____ DATA SHOWN

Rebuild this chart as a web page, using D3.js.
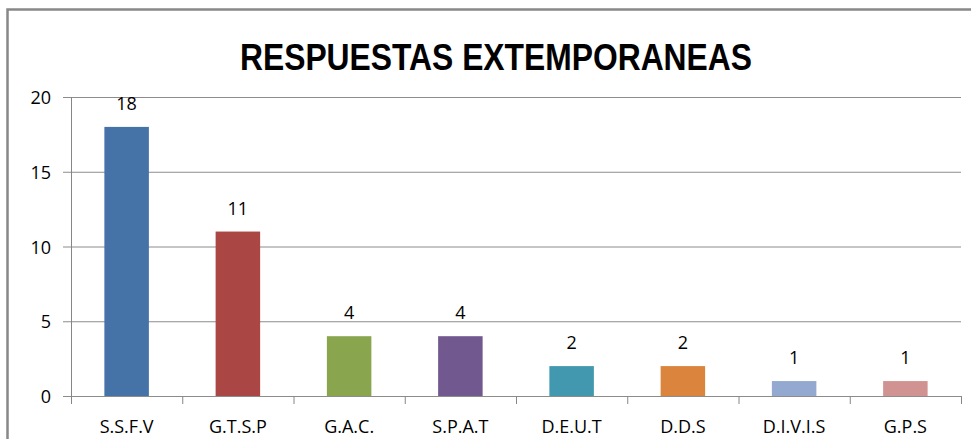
<!DOCTYPE html>
<html><head><meta charset="utf-8">
<script src="https://cdn.jsdelivr.net/npm/d3@7"></script>
<style>body{margin:0;background:#fff}svg{display:block}</style>
</head><body>
<script>
const categories = ["S.S.F.V","G.T.S.P","G.A.C.","S.P.A.T","D.E.U.T","D.D.S","D.I.V.I.S","G.P.S"];
const values = [18,11,4,4,2,2,1,1];
const colors = ["#4572A7","#AA4643","#89A54E","#71588F","#4198AF","#DB843D","#93A9CF","#D19392"];
const yTicks = [0,5,10,15,20];
const title = "RESPUESTAS EXTEMPORANEAS";

(function(){
const W=971,H=439;
const svg=d3.select("body").append("svg").attr("width",W).attr("height",H);
svg.append("rect").attr("x",7.5).attr("y",9.5).attr("width",980).attr("height",460)
  .attr("fill","#fff").attr("stroke","#888").attr("stroke-width",2.5);

const pL=71,pR=961,pT=97,pB=396;
const x=d3.scaleBand().domain(categories).range([pL,pR]).paddingInner(0.6).paddingOuter(0.3);
const xb=d3.scaleBand().domain(categories).range([pL,pR]);
const y=d3.scaleLinear().domain([0,20]).range([pB,pT]);
const font="'Open Sans', sans-serif";

svg.append("g").selectAll("line").data(yTicks).join("line")
  .attr("x1",pL-8).attr("x2",pR).attr("y1",d=>y(d)+0.5).attr("y2",d=>y(d)+0.5)
  .attr("stroke","#8c8c8c").attr("stroke-width",1);
svg.append("line").attr("x1",pL+0.5).attr("x2",pL+0.5).attr("y1",pT).attr("y2",pB+8)
  .attr("stroke","#868686");
svg.append("g").selectAll("line").data(categories).join("line")
  .attr("x1",d=>xb(d)+xb.bandwidth()+0.5).attr("x2",d=>xb(d)+xb.bandwidth()+0.5)
  .attr("y1",pB).attr("y2",pB+8).attr("stroke","#868686");

svg.append("g").selectAll("text").data(yTicks).join("text")
  .attr("x",pL-20).attr("y",d=>y(d)+7).attr("text-anchor","end")
  .attr("font-family",font).attr("font-size",18).attr("fill","#000").text(d=>d);

svg.append("g").selectAll("rect").data(values).join("rect")
  .attr("x",(d,i)=>x(categories[i])).attr("width",x.bandwidth())
  .attr("y",d=>y(d)).attr("height",d=>y(0)-y(d)).attr("fill",(d,i)=>colors[i]);

svg.append("g").selectAll("text").data(values).join("text")
  .attr("x",(d,i)=>x(categories[i])+x.bandwidth()/2).attr("y",d=>y(d)-17)
  .attr("text-anchor","middle").attr("font-family",font).attr("font-size",18).attr("fill","#000").text(d=>d);

svg.append("g").selectAll("text").data(categories).join("text")
  .attr("x",d=>xb(d)+xb.bandwidth()/2).attr("y",433)
  .attr("text-anchor","middle").attr("font-family",font).attr("font-size",18).attr("fill","#000")
  .text(d=>d);

svg.append("text").attr("x",496).attr("y",70).attr("text-anchor","middle")
  .attr("font-family","'Liberation Sans', Arial, sans-serif").attr("font-weight","bold")
  .attr("font-size",37).attr("textLength",512).attr("lengthAdjust","spacingAndGlyphs").text(title);
})();
</script>
</body></html>
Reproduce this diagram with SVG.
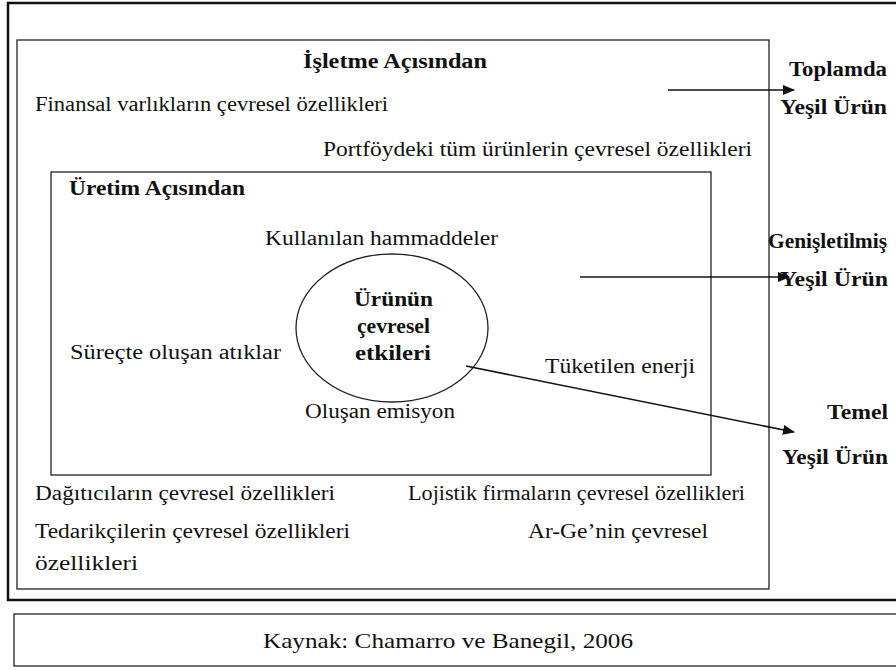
<svg xmlns="http://www.w3.org/2000/svg" width="896" height="670" viewBox="0 0 896 670" font-family="Liberation Serif, Times New Roman, serif">
<defs>
<style>
.t{font-size:20px;fill:#111}
.b{font-size:20px;font-weight:bold;fill:#111}
.box{fill:none;stroke:#222;stroke-width:1.3}
.frame{fill:none;stroke:#111;stroke-width:2.5}
.arr{fill:none;stroke:#111;stroke-width:1.6;marker-end:url(#ah)}
</style>
<marker id="ah" viewBox="0 0 12 10" refX="11" refY="5" markerWidth="12" markerHeight="10" markerUnits="userSpaceOnUse" orient="auto">
<path d="M0,0 L12,5 L0,10 z" fill="#111"/>
</marker>
</defs>
<rect width="896" height="670" fill="#fff"/>
<g id="outer-frame">
<path class="frame" d="M896,3 L8,3 L8,600 L896,600"/>
</g>
<g id="isletme">
<rect class="box" x="17" y="40" width="752" height="549"/>
<text class="b" x="303" y="68" textLength="184" lengthAdjust="spacingAndGlyphs">İşletme Açısından</text>
<text class="t" x="35" y="111" textLength="353" lengthAdjust="spacingAndGlyphs">Finansal varlıkların çevresel özellikleri</text>
<text class="t" x="323" y="156" textLength="429" lengthAdjust="spacingAndGlyphs">Portföydeki tüm ürünlerin çevresel özellikleri</text>
<text class="t" x="35" y="500" textLength="300" lengthAdjust="spacingAndGlyphs">Dağıtıcıların çevresel özellikleri</text>
<text class="t" x="408" y="500" textLength="337" lengthAdjust="spacingAndGlyphs">Lojistik firmaların çevresel özellikleri</text>
<text class="t" x="35" y="538" textLength="315" lengthAdjust="spacingAndGlyphs">Tedarikçilerin çevresel özellikleri</text>
<text class="t" x="528" y="538" textLength="180" lengthAdjust="spacingAndGlyphs">Ar-Ge’nin çevresel</text>
<text class="t" x="35" y="570" textLength="103" lengthAdjust="spacingAndGlyphs">özellikleri</text>
</g>
<g id="uretim">
<rect class="box" x="51" y="172" width="660" height="303"/>
<text class="b" x="69" y="195" textLength="176" lengthAdjust="spacingAndGlyphs">Üretim Açısından</text>
<text class="t" x="265" y="245" textLength="233" lengthAdjust="spacingAndGlyphs">Kullanılan hammaddeler</text>
<text class="t" x="70" y="359" textLength="211" lengthAdjust="spacingAndGlyphs">Süreçte oluşan atıklar</text>
<text class="t" x="545" y="373" textLength="150" lengthAdjust="spacingAndGlyphs">Tüketilen enerji</text>
<text class="t" x="305" y="418" textLength="150" lengthAdjust="spacingAndGlyphs">Oluşan emisyon</text>
</g>
<g id="urun-etkileri">
<ellipse class="box" cx="392" cy="328" rx="96" ry="74"/>
<text class="b" x="354" y="306" textLength="79" lengthAdjust="spacingAndGlyphs">Ürünün</text>
<text class="b" x="357" y="333" textLength="73" lengthAdjust="spacingAndGlyphs">çevresel</text>
<text class="b" x="355" y="360" textLength="76" lengthAdjust="spacingAndGlyphs">etkileri</text>
</g>
<g id="toplamda">
<text class="b" x="789" y="76" textLength="98" lengthAdjust="spacingAndGlyphs">Toplamda</text>
<text class="b" x="780" y="114" textLength="107" lengthAdjust="spacingAndGlyphs">Yeşil Ürün</text>
</g>
<g id="genisletilmis">
<text class="b" x="768" y="248" textLength="119" lengthAdjust="spacingAndGlyphs">Genişletilmiş</text>
<text class="b" x="780" y="286" textLength="108" lengthAdjust="spacingAndGlyphs">Yeşil Ürün</text>
</g>
<g id="temel">
<text class="b" x="827" y="419" textLength="61" lengthAdjust="spacingAndGlyphs">Temel</text>
<text class="b" x="782" y="464" textLength="106" lengthAdjust="spacingAndGlyphs">Yeşil Ürün</text>
</g>
<g id="connectors">
<line class="arr" x1="668" y1="90" x2="794" y2="90"/>
<line class="arr" x1="580" y1="277" x2="789" y2="277"/>
<line class="arr" x1="466" y1="366" x2="794" y2="432"/>
</g>
<g id="kaynak">
<rect class="box" x="14" y="614" width="890" height="52"/>
<text class="t" x="263" y="648" style="font-size:21px" textLength="370" lengthAdjust="spacingAndGlyphs">Kaynak: Chamarro ve Banegil, 2006</text>
</g>
</svg>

________

* CHALLENGE *
Give every line above again exactly, with no pictures.

* REPLY TO THE EXERCISE *
Rebuild this chart as a web page, using D3.js.
<!DOCTYPE html>
<html><head><meta charset="utf-8">
<script src="https://cdn.jsdelivr.net/npm/d3@7"></script>
<style>body{margin:0;background:#fff}svg{display:block}</style>
</head><body>
<script>
const categories = ["S.S.F.V","G.T.S.P","G.A.C.","S.P.A.T","D.E.U.T","D.D.S","D.I.V.I.S","G.P.S"];
const values = [18,11,4,4,2,2,1,1];
const colors = ["#4572A7","#AA4643","#89A54E","#71588F","#4198AF","#DB843D","#93A9CF","#D19392"];
const yTicks = [0,5,10,15,20];
const title = "RESPUESTAS EXTEMPORANEAS";

(function(){
const W=971,H=439;
const svg=d3.select("body").append("svg").attr("width",W).attr("height",H);
svg.append("rect").attr("x",7.5).attr("y",9.5).attr("width",980).attr("height",460)
  .attr("fill","#fff").attr("stroke","#888").attr("stroke-width",2.5);

const pL=71,pR=961,pT=97,pB=396;
const x=d3.scaleBand().domain(categories).range([pL,pR]).paddingInner(0.6).paddingOuter(0.3);
const xb=d3.scaleBand().domain(categories).range([pL,pR]);
const y=d3.scaleLinear().domain([0,20]).range([pB,pT]);
const font="'Open Sans', sans-serif";

svg.append("g").selectAll("line").data(yTicks).join("line")
  .attr("x1",pL-8).attr("x2",pR).attr("y1",d=>y(d)+0.5).attr("y2",d=>y(d)+0.5)
  .attr("stroke","#8c8c8c").attr("stroke-width",1);
svg.append("line").attr("x1",pL+0.5).attr("x2",pL+0.5).attr("y1",pT).attr("y2",pB+8)
  .attr("stroke","#868686");
svg.append("g").selectAll("line").data(categories).join("line")
  .attr("x1",d=>xb(d)+xb.bandwidth()+0.5).attr("x2",d=>xb(d)+xb.bandwidth()+0.5)
  .attr("y1",pB).attr("y2",pB+8).attr("stroke","#868686");

svg.append("g").selectAll("text").data(yTicks).join("text")
  .attr("x",pL-20).attr("y",d=>y(d)+7).attr("text-anchor","end")
  .attr("font-family",font).attr("font-size",18).attr("fill","#000").text(d=>d);

svg.append("g").selectAll("rect").data(values).join("rect")
  .attr("x",(d,i)=>x(categories[i])).attr("width",x.bandwidth())
  .attr("y",d=>y(d)).attr("height",d=>y(0)-y(d)).attr("fill",(d,i)=>colors[i]);

svg.append("g").selectAll("text").data(values).join("text")
  .attr("x",(d,i)=>x(categories[i])+x.bandwidth()/2).attr("y",d=>y(d)-17)
  .attr("text-anchor","middle").attr("font-family",font).attr("font-size",18).attr("fill","#000").text(d=>d);

svg.append("g").selectAll("text").data(categories).join("text")
  .attr("x",d=>xb(d)+xb.bandwidth()/2).attr("y",433)
  .attr("text-anchor","middle").attr("font-family",font).attr("font-size",18).attr("fill","#000")
  .text(d=>d);

svg.append("text").attr("x",496).attr("y",70).attr("text-anchor","middle")
  .attr("font-family","'Liberation Sans', Arial, sans-serif").attr("font-weight","bold")
  .attr("font-size",37).attr("textLength",512).attr("lengthAdjust","spacingAndGlyphs").text(title);
})();
</script>
</body></html>
Reproduce this diagram with SVG.
<svg xmlns="http://www.w3.org/2000/svg" width="896" height="670" viewBox="0 0 896 670" font-family="Liberation Serif, Times New Roman, serif">
<defs>
<style>
.t{font-size:20px;fill:#111}
.b{font-size:20px;font-weight:bold;fill:#111}
.box{fill:none;stroke:#222;stroke-width:1.3}
.frame{fill:none;stroke:#111;stroke-width:2.5}
.arr{fill:none;stroke:#111;stroke-width:1.6;marker-end:url(#ah)}
</style>
<marker id="ah" viewBox="0 0 12 10" refX="11" refY="5" markerWidth="12" markerHeight="10" markerUnits="userSpaceOnUse" orient="auto">
<path d="M0,0 L12,5 L0,10 z" fill="#111"/>
</marker>
</defs>
<rect width="896" height="670" fill="#fff"/>
<g id="outer-frame">
<path class="frame" d="M896,3 L8,3 L8,600 L896,600"/>
</g>
<g id="isletme">
<rect class="box" x="17" y="40" width="752" height="549"/>
<text class="b" x="303" y="68" textLength="184" lengthAdjust="spacingAndGlyphs">İşletme Açısından</text>
<text class="t" x="35" y="111" textLength="353" lengthAdjust="spacingAndGlyphs">Finansal varlıkların çevresel özellikleri</text>
<text class="t" x="323" y="156" textLength="429" lengthAdjust="spacingAndGlyphs">Portföydeki tüm ürünlerin çevresel özellikleri</text>
<text class="t" x="35" y="500" textLength="300" lengthAdjust="spacingAndGlyphs">Dağıtıcıların çevresel özellikleri</text>
<text class="t" x="408" y="500" textLength="337" lengthAdjust="spacingAndGlyphs">Lojistik firmaların çevresel özellikleri</text>
<text class="t" x="35" y="538" textLength="315" lengthAdjust="spacingAndGlyphs">Tedarikçilerin çevresel özellikleri</text>
<text class="t" x="528" y="538" textLength="180" lengthAdjust="spacingAndGlyphs">Ar-Ge’nin çevresel</text>
<text class="t" x="35" y="570" textLength="103" lengthAdjust="spacingAndGlyphs">özellikleri</text>
</g>
<g id="uretim">
<rect class="box" x="51" y="172" width="660" height="303"/>
<text class="b" x="69" y="195" textLength="176" lengthAdjust="spacingAndGlyphs">Üretim Açısından</text>
<text class="t" x="265" y="245" textLength="233" lengthAdjust="spacingAndGlyphs">Kullanılan hammaddeler</text>
<text class="t" x="70" y="359" textLength="211" lengthAdjust="spacingAndGlyphs">Süreçte oluşan atıklar</text>
<text class="t" x="545" y="373" textLength="150" lengthAdjust="spacingAndGlyphs">Tüketilen enerji</text>
<text class="t" x="305" y="418" textLength="150" lengthAdjust="spacingAndGlyphs">Oluşan emisyon</text>
</g>
<g id="urun-etkileri">
<ellipse class="box" cx="392" cy="328" rx="96" ry="74"/>
<text class="b" x="354" y="306" textLength="79" lengthAdjust="spacingAndGlyphs">Ürünün</text>
<text class="b" x="357" y="333" textLength="73" lengthAdjust="spacingAndGlyphs">çevresel</text>
<text class="b" x="355" y="360" textLength="76" lengthAdjust="spacingAndGlyphs">etkileri</text>
</g>
<g id="toplamda">
<text class="b" x="789" y="76" textLength="98" lengthAdjust="spacingAndGlyphs">Toplamda</text>
<text class="b" x="780" y="114" textLength="107" lengthAdjust="spacingAndGlyphs">Yeşil Ürün</text>
</g>
<g id="genisletilmis">
<text class="b" x="768" y="248" textLength="119" lengthAdjust="spacingAndGlyphs">Genişletilmiş</text>
<text class="b" x="780" y="286" textLength="108" lengthAdjust="spacingAndGlyphs">Yeşil Ürün</text>
</g>
<g id="temel">
<text class="b" x="827" y="419" textLength="61" lengthAdjust="spacingAndGlyphs">Temel</text>
<text class="b" x="782" y="464" textLength="106" lengthAdjust="spacingAndGlyphs">Yeşil Ürün</text>
</g>
<g id="connectors">
<line class="arr" x1="668" y1="90" x2="794" y2="90"/>
<line class="arr" x1="580" y1="277" x2="789" y2="277"/>
<line class="arr" x1="466" y1="366" x2="794" y2="432"/>
</g>
<g id="kaynak">
<rect class="box" x="14" y="614" width="890" height="52"/>
<text class="t" x="263" y="648" style="font-size:21px" textLength="370" lengthAdjust="spacingAndGlyphs">Kaynak: Chamarro ve Banegil, 2006</text>
</g>
</svg>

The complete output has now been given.